Le jeu de rôle prend place dans une réalité fictive, définie et communiquée aux joueurs avant le début de la partie. L’un des principaux objectifs du grandeur nature est la construction ou théâtralisation d’un monde imaginaire. Cet univers de fiction est préparé par les organisateurs avec le scénario.

« A bord de ces bateaux, la pire racaille des caraïbes, montée les uns contre les autres. Après de nombreux combats et une violente tempête, les survivants échouent sur l’île du Diable, où se trouve le trésor. Seulement voilà, l’homme que se disputait chaque équipage, le seul homme qui connaissait l’emplacement des cent coffres est retrouvé mort. »
— Présentation du jeu Un Pirate ne meurt jamais

Règle :

Le jeu de rôle grandeur nature se définit par une interprétation des rôles réalisée par les actions physiques des joueurs dans un environnement physique. Par exemple, pour interpréter le déplacement de son personnage vers un autre endroit, le joueur marche vers un autre emplacement. L’espace de jeu peut être délimité par une seule salle ou bien s’étendre sur un vaste étendue extérieure. Les joueurs et les organisateurs peuvent recourir à des costumes ou déguisements, du maquillage, des décors, des accessoires et des effets spéciaux (pyrotechnie, son et lumière). Par cet aspect physique, le grandeur nature se distingue ainsi des autres jeux de rôle ludiques, tels que les jeux de rôle joués autour d’une table ou sur Internet, les jeux vidéo joués sur un ordinateur ou une console.
Le jeu de rôle grandeur nature se définit par ses règles de jeu, et à de très rares exceptions, par la présence d’un ou plusieurs arbitres (game master). L’utilisation des règles est presque toujours guidée ou arbitrée par des organisateurs (qui ne sont pas forcément les auteurs du jeu). Quelques grandeur nature ne semblent pas utiliser de règles formelles ; mais la résolution des actions reste guidée par des principes préétablis (consensus, arbitrage) qui sont acceptés par les joueurs avant le début de la partie (contrat social). Par cet aspect fondamental de règles et arbitrage, le grandeur nature se distingue des jeux de rôle enfantins ou des jeux de rôle sexuels.
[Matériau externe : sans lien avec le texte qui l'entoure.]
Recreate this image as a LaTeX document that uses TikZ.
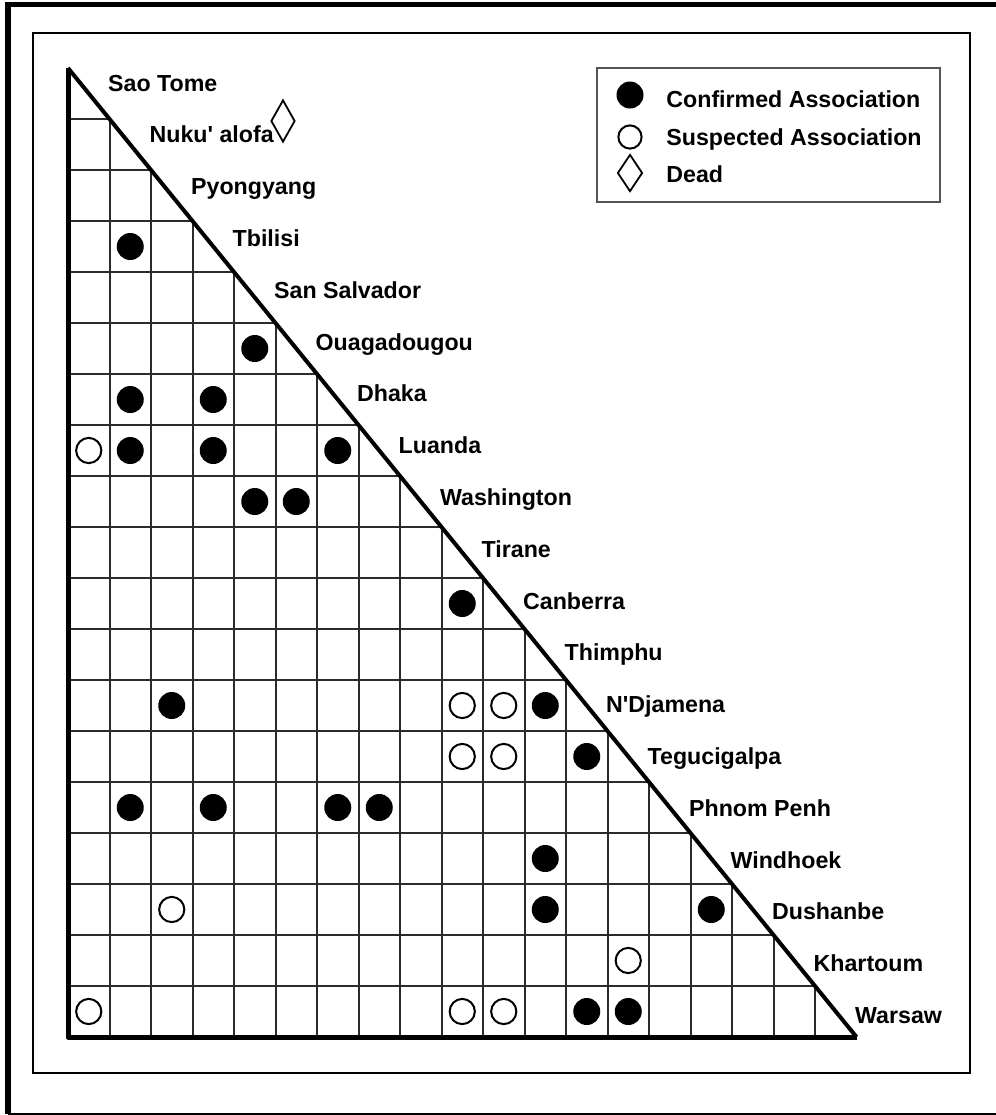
\documentclass[tikz,border=0pt]{standalone}
\usepackage{fontspec}
\setmainfont{Liberation Sans}[Ligatures=TeXOff]
\usetikzlibrary{shapes.geometric}
\definecolor{gridgray}{HTML}{2B2B2B}
\definecolor{framegray}{HTML}{555555}

\begin{document}
\begin{tikzpicture}[
    x=0.5pt, y=-0.5pt,
    font=\bfseries\fontsize{11.6}{13}\selectfont,
    gridline/.style={draw=gridgray, line width=1pt},
    edge/.style={line width=2.5pt, line join=round},
    full/.style={circle, fill=black, inner sep=0pt, minimum size=13.5pt},
    ring/.style={circle, draw=black, fill=white, line width=1pt, inner sep=0pt, minimum size=12.6pt},
    dead/.style={diamond, draw=black, fill=white, line width=0.9pt, inner sep=0pt, minimum width=12pt, minimum height=20pt},
    city/.style={anchor=base west, inner sep=0pt}
  ]
    \useasboundingbox (0,0) rectangle (996,1115);
    \draw[line width=2.5pt] (5,4.5) -- (996,4.5);
    \draw[line width=3pt] (8,2) -- (8,1114);
    \draw[line width=1pt] (8,1113.5) -- (996,1113.5);
    \draw[line width=1.2pt] (33,33) rectangle (970,1073);

    \begin{scope}[shift={(68,68)}, x=20.75pt, y=-25.5pt]
      \foreach \k in {1,...,18} {
        \draw[gridline] (0,\k) -- (\k,\k);
        \draw[gridline] (\k,\k) -- (\k,19);
      }
      \draw[edge] (0,0) -- (0,19) -- (19,19);
      \draw[line width=2pt] (0,0) -- (19,19);

      \foreach \r/\c in {4/2, 6/5, 7/2, 7/4, 8/2, 8/4, 8/7, 9/5, 9/6, 11/10, 13/3, 13/12, 14/13,
                         15/2, 15/4, 15/7, 15/8, 16/12, 17/12, 17/16, 19/13, 19/14}
        \node[full] (f\r-\c) at (\c-0.5,\r-0.5) {};
      \foreach \r/\c in {8/1, 13/10, 13/11, 14/10, 14/11, 17/3, 18/14, 19/1, 19/10, 19/11}
        \node[ring] (s\r-\c) at (\c-0.5,\r-0.5) {};
    \end{scope}

    \foreach \name [count=\r] in {Sao Tome, Nuku' alofa, Pyongyang, Tbilisi, San Salvador,
        Ouagadougou, Dhaka, Luanda, Washington, Tirane, Canberra, Thimphu, N'Djamena,
        Tegucigalpa, Phnom Penh, Windhoek, Dushanbe, Khartoum, Warsaw}
      \node[city] (city\r) at ({87+41.5*(\r-0.5)}, {91+51.8*(\r-1)}) {\name};

    \node[dead, minimum height=21pt] (nukudead) at (283,121) {};

    \draw[line width=1pt, draw=framegray] (597,68) rectangle (940,202);
    \node[full] (keyfull) at (630,95) {};
    \node[ring, minimum size=11.6pt] (keyring) at (630,137) {};
    \node[dead, minimum width=12.5pt, minimum height=18.5pt] (keydead) at (630,173) {};
    \node[city] (keyfulltext) at (666,107) {Confirmed Association};
    \node[city] (keyringtext) at (666,145) {Suspected Association};
    \node[city] (keydeadtext) at (666,182) {Dead};
  \end{tikzpicture}
\end{document}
Les règles de jeu sont définies dans des publications ou bien créées par les organisateurs. Ces règles peuvent définir les caractéristiques et compétences du personnage, les actions et interactions possibles avec l’univers fictif ou les autres personnages, et ce que le personnage peut faire durant la période séparant des parties (gestion de l’expérience). Parce que les joueurs peuvent être nombreux ou dispersés sur un vaste espace, les organisateurs ne peuvent généralement pas contrôler toutes les actions des personnages : aussi l’application des règles en GN est le plus souvent gérée par les joueurs eux-mêmes, selon un principe d’honnêteté (fair-play) et d’interprétation (roleplay).

« Les Maréchaux (arbitres), identifiés par des tabars jaune et bleu, représentent l’autorité sur le champ de bataille. Ils sont là pour veiller au bon déroulement du jeu. Il est de votre devoir de compter les coups que vous recevez et non ceux que vous donnez. »
— Règles du GN Bicolline


Pour la résolution des combats, certains GN utilisent des armes factices telles que des épées en mousse ou des pistolets à billes, pour déterminer si les personnages réussissent leurs actions. D’autres GN résolvent les combats en utilisant des moyens plus symboliques, par exemple des jets de dés, de tests pierre-feuille-ciseaux ou en comparant les attributs et compétences des personnages. Les règles de combat sont généralement associées à un système d’état de santé (souvent les points de vie), déterminant si le personnage est bien portant, blessé ou mort, et les manières d’interpréter théâtralement ces états.